RIO DE JANEIRO - A fábula é conhecida: engenheiros aeronáuticos estudaram o besouro, o peso, o desenho, as asas, a força do besouro. Concluíram que ele não podia voar. Contrariava todas as regras da aerodinâmica, da física e da lógica. No entanto, os besouros voam, acredito que voam até hoje embora faça tempo que não os encontre, a Lagoa tem duas ou três garças que resistem à poluição, no alto verão aparecem alguns mosquitos, besouro é raro, nunca vi um por essas bandas.
Falo nos besouros para comentar a mania de vaiar o presidente da República. Já vaiei um, de corpo presente, durante o regime militar. Sou contra as pedradas, contra qualquer manifestação de violência, mas vaia é outra coisa, já foi dito que ela é o aplauso dos que não gostam.
Sábado, num evento neutro, cultural, vaiaram mais uma vez o presidente.

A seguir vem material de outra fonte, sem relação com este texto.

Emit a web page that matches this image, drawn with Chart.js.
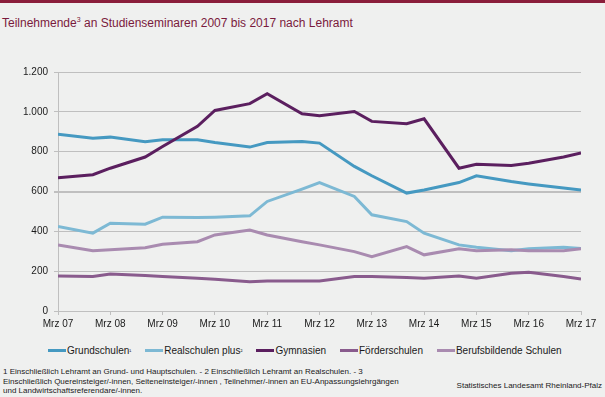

A se acreditar nos técnicos, os mesmos que negaram o vôo dos besouros, o presidente não poderia ser vaiado. Tudo vai bem, nunca o país atravessou tão longo período de bonança, com a moeda valendo mais do que dólar, os preços estáveis, a balança de pagamento em níveis celestiais, a lei, a ordem e a justiça garantidas.
A greve dos petroleiros foi derrotada pela energia do governo que tinha a seu lado a Justiça e o povo. Por mais que se analise o besouro, ele não pode mesmo voar nem o presidente pode ser vaiado.
No entanto, o besouro voa e o presidente recebe vaias, algumas encomendadas, outras nem tanto. Quem vive do outro lado da mesa do poder percebe que a situação não é tão celestial quanto o governo e parte da mídia proclamam. Há alguma coisa de armação, de postiço nessa bem-aventurança neoliberal, nessa colossal vitória do governo que está jogando tudo na reforma da Constituição, achando que ela é a besta negra que toma o país desgraçado.
Mas continuam vaiando o presidente. Nem sempre por encomenda, tampouco por esporte. No fundo, quem deve estar errado é o besouro.